それだけ、芝居に面白みと可能性を感じているのでしょう。今年で4年目になる鹿芝居。
噺家がやる芝居だから鹿芝居と呼ぶとか。私は昨年、大銀座落語祭に「芝浜革財布」を拝見して以来、2度目です。
行こうとする長兵衛の肩口をとん、と突くと、くるりと体が回り、行こうとしてはまた、くるりと回る。
長兵衛が見れば、文七は顔をそむけ、文七が見れば長兵衛そっぽを向く。
5度ではくどいが3度なら愉快、そんな玩具のような滑稽な所作が散りばめられてあるのは、馬生さんの考案でしょうか。おかげで動きの印象の残る舞台になり、良い演出だったと思います。
裏を返せば、立ち回りの少ない、正座をしながら科白を話す・受ける場面が多い話なのでして、それをダレさずに、聞かせていく技術は、さすが噺家の舞台、というべきでしょう。
座長としての目端の利かせ具合、バランスのとり具合、加えて男っぷりといい、馬生さんは、歌舞伎とまではいかなくとも、大衆芝居の一座は十分率いていけると思います。
その演技を受ける林家正雀さんの女形っぷりもまた素晴らしい。長兵衛の女房と、角海老の女将と、二役の演じ分けこそ乏しかったですが、そこに、正雀の女形がいる、ということが客の満足を生んでました。まさに花形。

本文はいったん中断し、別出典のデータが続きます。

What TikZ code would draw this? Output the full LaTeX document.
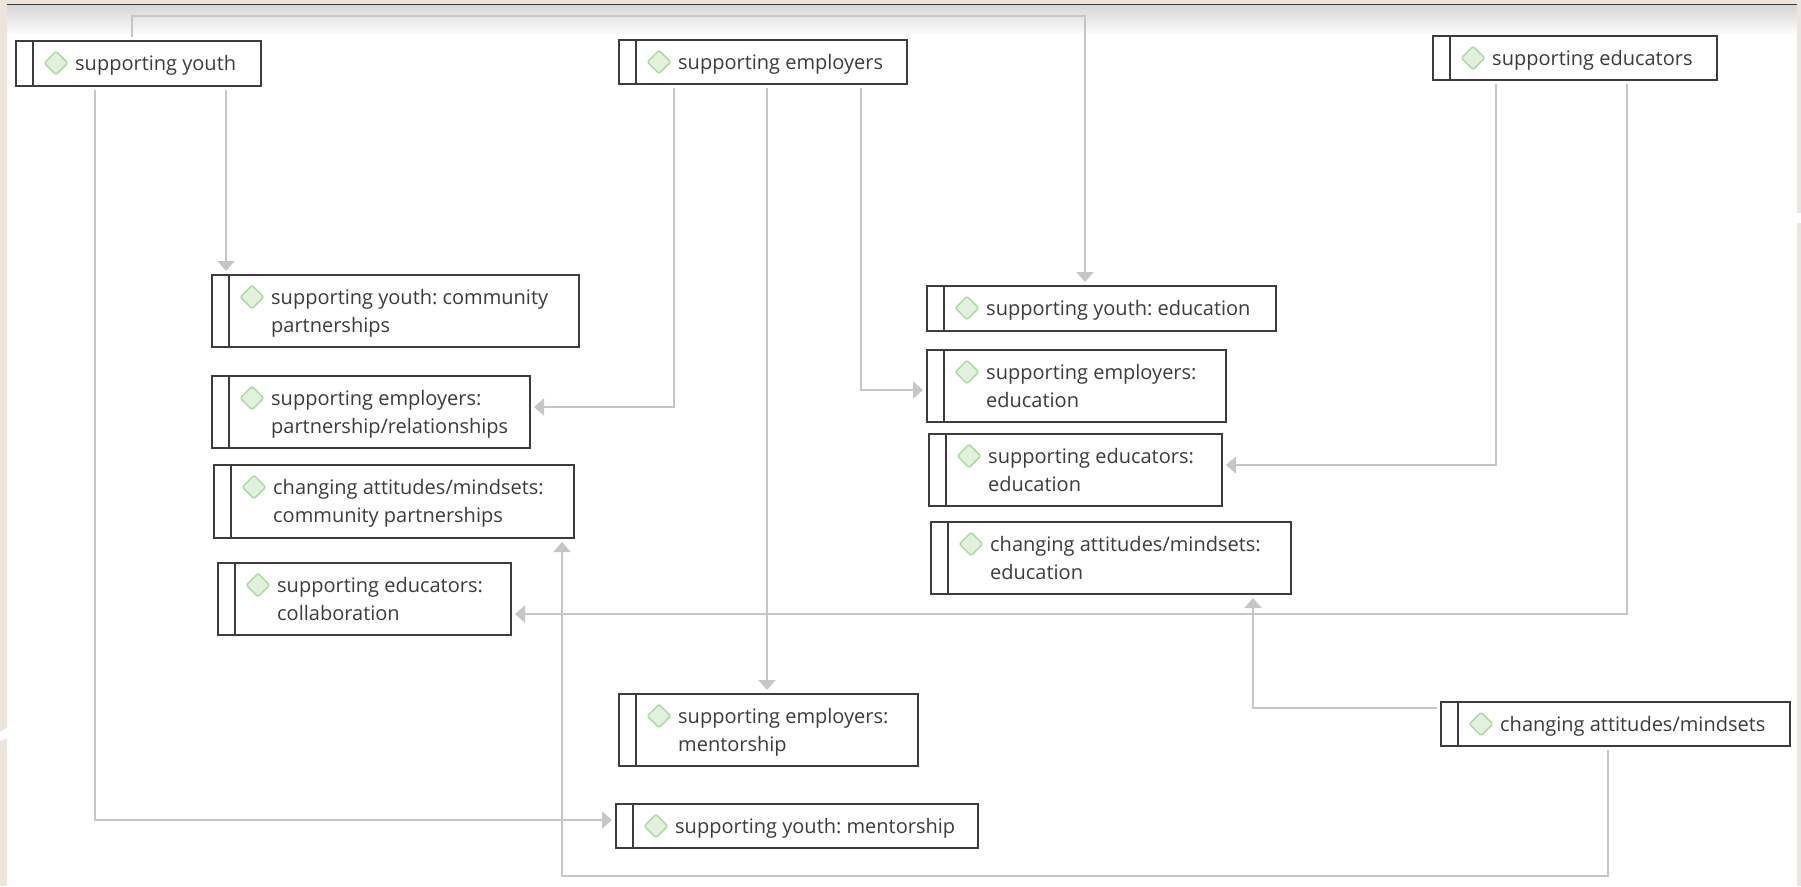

金原亭世之介さんには世知長けた感じがありますので、思いつめる文七にはどうかな、と思いましたが、それほど違和感なく。大家役・蝶花楼馬楽さんと和泉屋主人役・古今亭菊春さんのアドリブ含みの掛け合いもまた楽しい。
角海老の若い者・藤助役の金原亭馬吉さん、邪魔にならない存在感。馬治さんはHG役だったでしょうか?(・・・登場したんです、HG。)林家彦丸さん演じるお久も、師匠に負けず、娘らしい初々しい色気がありました。

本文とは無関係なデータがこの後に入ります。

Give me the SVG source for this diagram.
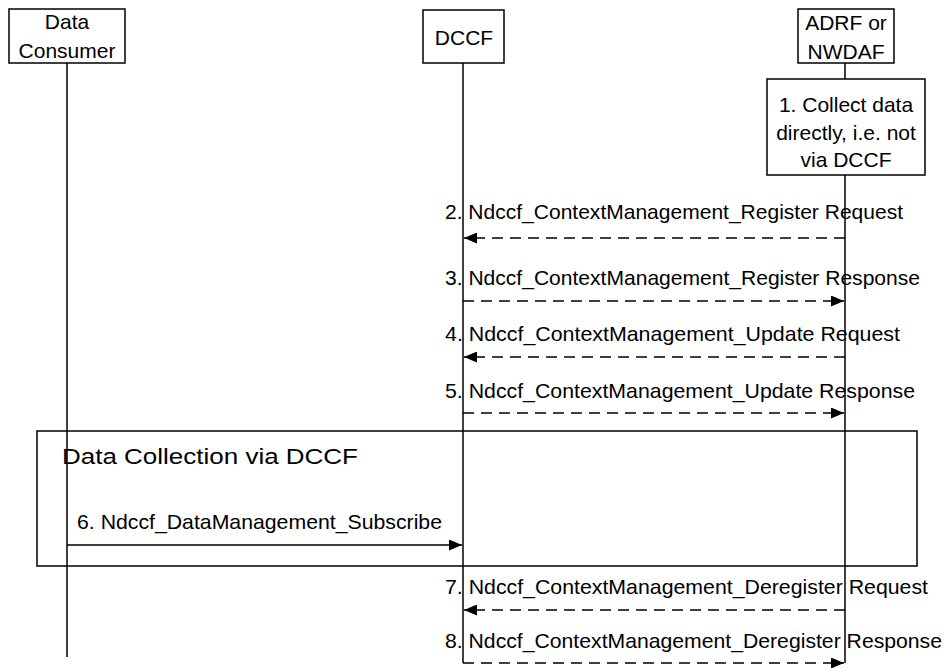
<svg xmlns="http://www.w3.org/2000/svg" width="943" height="668" viewBox="0 0 943 668">
<defs>
<style>
text{font-family:"Liberation Sans",Arial,sans-serif;font-size:21px;fill:#000}
.box{fill:#fff;stroke:#000;stroke-width:1.5}
.life{stroke:#000;stroke-width:1.5;fill:none}
.dash{stroke:#000;stroke-width:1.5;fill:none;stroke-dasharray:11 7}
.solid{stroke:#000;stroke-width:1.5;fill:none}
.frame{fill:none;stroke:#000;stroke-width:1.5}
.c{text-anchor:middle}
</style>
<marker id="ah" markerWidth="13" markerHeight="11" refX="13" refY="5.5" orient="auto" markerUnits="userSpaceOnUse">
<path d="M0,0 L13,5.5 L0,11 Z" fill="#000"/>
</marker>
</defs>
<rect width="943" height="668" fill="#fff"/>
<g id="lifelines">
<line class="life" x1="67" y1="63" x2="67" y2="657"/>
<line class="life" x1="463" y1="63" x2="463" y2="663"/>
<line class="life" x1="845" y1="63" x2="845" y2="663"/>
</g>
<g id="frame">
<rect class="frame" x="37" y="431" width="880" height="135"/>
<text x="62" y="464" style="font-size:22px" textLength="296" lengthAdjust="spacingAndGlyphs">Data Collection via DCCF</text>
</g>
<g id="node-consumer">
<rect class="box" x="9" y="9" width="116" height="54"/>
<text class="c" x="67" y="29">Data</text>
<text class="c" x="67" y="58">Consumer</text>
</g>
<g id="node-dccf">
<rect class="box" x="423" y="10" width="81" height="53"/>
<text class="c" x="464" y="45">DCCF</text>
</g>
<g id="node-adrf">
<rect class="box" x="798" y="9" width="96" height="54"/>
<text class="c" x="846" y="30">ADRF or</text>
<text class="c" x="846" y="59">NWDAF</text>
</g>
<g id="node-step1">
<rect class="box" x="767" y="79" width="158" height="96"/>
<text class="c" x="846" y="112">1. Collect data</text>
<text class="c" x="846" y="140">directly, i.e. not</text>
<text class="c" x="846" y="167">via DCCF</text>
</g>
<g id="connectors">
<line class="dash" x1="845" y1="238" x2="464" y2="238" marker-end="url(#ah)"/>
<line class="dash" x1="463" y1="301" x2="844" y2="301" marker-end="url(#ah)"/>
<line class="dash" x1="845" y1="357" x2="464" y2="357" marker-end="url(#ah)"/>
<line class="dash" x1="463" y1="413" x2="844" y2="413" marker-end="url(#ah)"/>
<line class="solid" x1="67" y1="545" x2="462" y2="545" marker-end="url(#ah)"/>
<line class="dash" x1="845" y1="610" x2="464" y2="610" marker-end="url(#ah)"/>
<line class="dash" x1="463" y1="663" x2="844" y2="663" marker-end="url(#ah)"/>
</g>
<g id="labels">
<text x="445" y="219" textLength="458" lengthAdjust="spacingAndGlyphs">2. Ndccf_ContextManagement_Register Request</text>
<text x="445" y="285" textLength="475" lengthAdjust="spacingAndGlyphs">3. Ndccf_ContextManagement_Register Response</text>
<text x="445" y="341" textLength="455" lengthAdjust="spacingAndGlyphs">4. Ndccf_ContextManagement_Update Request</text>
<text x="445" y="398" textLength="470" lengthAdjust="spacingAndGlyphs">5. Ndccf_ContextManagement_Update Response</text>
<text x="77" y="529" textLength="365" lengthAdjust="spacingAndGlyphs">6. Ndccf_DataManagement_Subscribe</text>
<text x="445" y="594" textLength="483" lengthAdjust="spacingAndGlyphs">7. Ndccf_ContextManagement_Deregister Request</text>
<text x="445" y="648" textLength="497" lengthAdjust="spacingAndGlyphs">8. Ndccf_ContextManagement_Deregister Response</text>
</g>
</svg>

出来もよく、たいへん面白かったのですが・・・複雑な気分にもなりまして。
つまり、こういうわけです。
鹿芝居は、言ってみれば、蕎麦屋のカレーライスでしょう。意外においしい、でも、それは、あまり期待してないからこそ生きる味です。いかにおいしくても、裏メニューを超えません。

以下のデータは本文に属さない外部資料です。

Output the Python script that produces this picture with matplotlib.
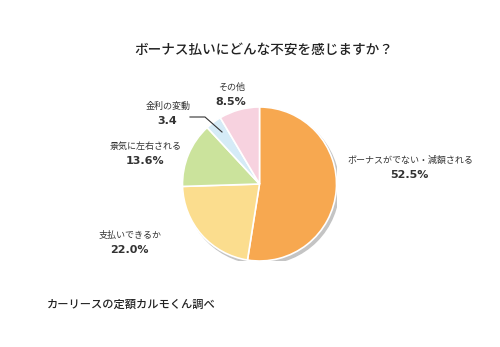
import matplotlib
matplotlib.use("Agg")
import matplotlib.pyplot as plt

plt.rcParams['font.family'] = ['Noto Sans CJK JP', 'DejaVu Sans']

labels = ["ボーナスがでない・減額される", "支払いできるか", "景気に左右される", "金利の変動", "その他"]
values = [52.5, 22.0, 13.6, 3.4, 8.5]
value_texts = ["52.5%", "22.0%", "13.6%", "3.4", "8.5%"]
colors = ["#F7A850", "#FBDD8E", "#CBE39C", "#D5EBF7", "#F7D2DF"]
title = "ボーナス払いにどんな不安を感じますか？"
source = "カーリースの定額カルモくん調べ"

W, H = 500, 347
fig = plt.figure(figsize=(W / 100, H / 100), dpi=100)
fig.patch.set_facecolor("white")

cx, cy, r = 259.5, 184, 77
ax = fig.add_axes([(cx - r) / W, 1 - (cy + r) / H, 2 * r / W, 2 * r / H])
# shadow
shadow = plt.Circle((2.5 / r, -3.0 / r), 1.0, color="#C4C4C4", zorder=0)
ax.add_patch(shadow)
ax.pie(values, colors=colors, startangle=90, counterclock=False,
       wedgeprops=dict(edgecolor="white", linewidth=1.2))
ax.set_xlim(-1, 1)
ax.set_ylim(-1, 1)
ax.set_aspect("equal")
ax.axis("off")

def px(x, y):
    return x / W, 1 - y / H

fig.text(*px(264, 50), title, ha="center", va="center", fontsize=9.8,
         fontweight="medium", color="#222222")

label_pos = [(410, 160), (130, 235), (146, 146), (168, 106), (232, 87)]
for lab, vt, (x, y) in zip(labels, value_texts, label_pos):
    fig.text(*px(x, y), lab, ha="center", va="center", fontsize=6.5, color="#333333")
    fig.text(*px(x - 1, y + 15), vt, ha="center", va="center", fontsize=8, fontweight="bold",
             color="#333333", family="DejaVu Sans")

# leader line for 金利の変動
line = plt.Line2D([190 / W, 205 / W, 222 / W], [1 - 117 / H, 1 - 117 / H, 1 - 132 / H],
                  transform=fig.transFigure, color="#333333", linewidth=0.8)
fig.add_artist(line)

fig.text(*px(47, 305), source, ha="left", va="center", fontsize=8.1,
         fontweight="medium", color="#222222")

fig.savefig("out.png", dpi=100)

もっと言ってしまえば、これは幇間の芸だろうな、と。つまり、旦那の機嫌を損ねちゃいけない。あんまりやりすぎちゃうと「分限をわきまえろ」なんて横槍が入っちゃう。二流の芸を運命づけられている。それが鹿芝居の限界だ・・・と、こう思ったわけです。
しかし、やってる本人たちにしてみれば、そんなこと、最初っから、織り込み済みなのかも知れません。
幕間に、寿獅子の獅子舞を入れて、縁起物として「めでたさ」を強調しているのは、そのうるさ型の横槍を入れさせないための予防線を張っているのかも知れない。
だとしたら、馬生師匠、なかなかの戦略家です。縁起物は「そういうものだ」と言われてしまえば、誰もケチをつけることができません。恒例行事にもしやすい。そうしていくうちに、鹿芝居が定着し熟成していく。まずは橋頭堡を作ること。
二流を逆手に取りながら、見事なスタンスの取り方だと思います。馬生師匠、素人芝居で終わらせるつもりは毛頭ない、と、お見受けいたしました。
まあ、正直言ってしまえば、今は無性に蕎麦が食べたい私です。カレーもいいけど、たまのレパートリーだからいいんであって、毎日飽かずに食べられるのは、今のところ蕎麦に軍配があがります。
毎食カレーに耐えられる味が出来たときが、鹿芝居の一本立ちだと思いますが、その道のりはまだちょっと遠いかな。
同じ顔ぶれで次はじっくりと、心置きなく落語を聞きたい、と、そう思いつつ演芸場を後にしました。